TASK OBJECTIVE: Count lines holding the word "source". Only the number is wanted.

RECORDED DATA:
* begin *
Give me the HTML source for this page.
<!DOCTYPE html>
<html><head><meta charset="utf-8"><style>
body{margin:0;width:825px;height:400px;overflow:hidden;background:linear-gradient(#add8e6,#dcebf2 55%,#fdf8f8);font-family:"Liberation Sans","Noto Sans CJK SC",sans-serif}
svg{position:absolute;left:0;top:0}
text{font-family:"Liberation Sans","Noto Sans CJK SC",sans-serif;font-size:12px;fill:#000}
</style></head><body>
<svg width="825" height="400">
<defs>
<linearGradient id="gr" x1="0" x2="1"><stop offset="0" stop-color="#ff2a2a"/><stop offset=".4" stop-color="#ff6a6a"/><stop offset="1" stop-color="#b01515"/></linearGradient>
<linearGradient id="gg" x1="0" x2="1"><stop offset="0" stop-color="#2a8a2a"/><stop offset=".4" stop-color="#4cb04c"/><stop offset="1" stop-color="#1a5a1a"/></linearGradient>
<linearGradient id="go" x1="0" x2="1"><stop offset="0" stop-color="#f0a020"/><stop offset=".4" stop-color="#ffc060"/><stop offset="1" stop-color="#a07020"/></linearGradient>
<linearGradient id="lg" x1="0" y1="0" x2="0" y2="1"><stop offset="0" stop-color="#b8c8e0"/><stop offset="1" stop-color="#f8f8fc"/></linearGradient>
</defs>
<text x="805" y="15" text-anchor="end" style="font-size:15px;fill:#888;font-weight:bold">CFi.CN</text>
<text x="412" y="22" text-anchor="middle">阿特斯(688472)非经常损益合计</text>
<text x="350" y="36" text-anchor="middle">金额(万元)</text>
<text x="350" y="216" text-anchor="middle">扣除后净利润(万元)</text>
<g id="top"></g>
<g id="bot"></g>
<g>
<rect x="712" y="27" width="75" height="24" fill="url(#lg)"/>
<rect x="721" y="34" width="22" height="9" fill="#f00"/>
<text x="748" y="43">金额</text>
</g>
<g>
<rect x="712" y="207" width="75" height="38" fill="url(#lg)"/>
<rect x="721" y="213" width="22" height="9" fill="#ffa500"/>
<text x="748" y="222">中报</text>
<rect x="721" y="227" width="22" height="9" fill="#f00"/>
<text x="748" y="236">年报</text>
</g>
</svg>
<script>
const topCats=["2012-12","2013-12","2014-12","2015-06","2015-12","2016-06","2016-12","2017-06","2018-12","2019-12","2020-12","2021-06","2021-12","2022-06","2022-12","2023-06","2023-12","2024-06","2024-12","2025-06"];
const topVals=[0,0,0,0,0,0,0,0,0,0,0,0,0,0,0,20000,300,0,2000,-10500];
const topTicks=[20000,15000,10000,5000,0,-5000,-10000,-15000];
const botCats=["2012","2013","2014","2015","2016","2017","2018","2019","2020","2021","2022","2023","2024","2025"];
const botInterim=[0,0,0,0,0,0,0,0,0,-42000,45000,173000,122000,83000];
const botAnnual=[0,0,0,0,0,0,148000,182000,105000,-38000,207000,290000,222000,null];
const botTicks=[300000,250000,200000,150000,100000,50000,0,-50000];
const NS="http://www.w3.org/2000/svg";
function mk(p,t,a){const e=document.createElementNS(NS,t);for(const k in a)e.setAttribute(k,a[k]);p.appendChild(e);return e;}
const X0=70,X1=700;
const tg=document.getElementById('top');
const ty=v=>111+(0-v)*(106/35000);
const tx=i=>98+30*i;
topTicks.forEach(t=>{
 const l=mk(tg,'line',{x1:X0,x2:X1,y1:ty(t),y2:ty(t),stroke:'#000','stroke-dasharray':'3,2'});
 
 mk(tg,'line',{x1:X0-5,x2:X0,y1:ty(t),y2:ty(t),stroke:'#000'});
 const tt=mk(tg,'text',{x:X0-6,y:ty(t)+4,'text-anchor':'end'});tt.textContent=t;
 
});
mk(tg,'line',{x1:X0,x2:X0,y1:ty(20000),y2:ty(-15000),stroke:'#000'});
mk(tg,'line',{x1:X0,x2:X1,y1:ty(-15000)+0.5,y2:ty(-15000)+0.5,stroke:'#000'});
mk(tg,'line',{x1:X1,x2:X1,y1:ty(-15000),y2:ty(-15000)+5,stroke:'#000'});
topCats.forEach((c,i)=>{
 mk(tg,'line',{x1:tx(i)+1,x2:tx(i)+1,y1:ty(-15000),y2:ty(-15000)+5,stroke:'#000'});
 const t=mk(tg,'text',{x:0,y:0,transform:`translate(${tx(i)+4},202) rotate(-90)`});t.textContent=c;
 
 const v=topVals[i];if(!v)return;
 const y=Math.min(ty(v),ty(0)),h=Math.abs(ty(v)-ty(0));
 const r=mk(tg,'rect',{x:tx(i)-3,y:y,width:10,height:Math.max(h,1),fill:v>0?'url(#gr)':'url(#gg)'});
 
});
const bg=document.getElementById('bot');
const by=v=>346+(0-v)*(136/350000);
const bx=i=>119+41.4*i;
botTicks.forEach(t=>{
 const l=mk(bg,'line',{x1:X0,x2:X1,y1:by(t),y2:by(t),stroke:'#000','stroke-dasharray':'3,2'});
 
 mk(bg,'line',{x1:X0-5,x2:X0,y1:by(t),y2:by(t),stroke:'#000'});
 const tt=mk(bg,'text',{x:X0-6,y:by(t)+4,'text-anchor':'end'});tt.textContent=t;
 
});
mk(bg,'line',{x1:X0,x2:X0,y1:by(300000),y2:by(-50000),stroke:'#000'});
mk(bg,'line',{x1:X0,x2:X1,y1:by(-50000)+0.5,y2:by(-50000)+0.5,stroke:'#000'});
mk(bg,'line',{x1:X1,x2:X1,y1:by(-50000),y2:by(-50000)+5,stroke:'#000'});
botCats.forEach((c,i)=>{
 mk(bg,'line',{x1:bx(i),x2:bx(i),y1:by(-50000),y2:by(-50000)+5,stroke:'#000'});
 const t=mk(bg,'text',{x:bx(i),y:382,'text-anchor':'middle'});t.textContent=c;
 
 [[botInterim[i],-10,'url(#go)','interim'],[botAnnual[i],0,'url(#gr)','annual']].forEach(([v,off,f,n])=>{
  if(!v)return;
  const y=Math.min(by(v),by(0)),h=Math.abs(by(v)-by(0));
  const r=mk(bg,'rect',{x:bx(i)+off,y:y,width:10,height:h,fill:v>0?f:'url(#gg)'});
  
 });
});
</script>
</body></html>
* end *
* begin *
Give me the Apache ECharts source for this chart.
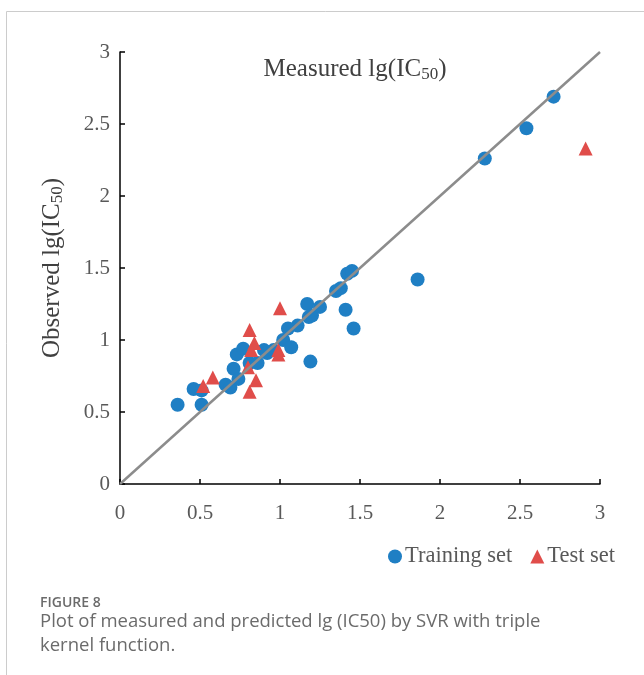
* end *
EXERCISE OUTPUT: 2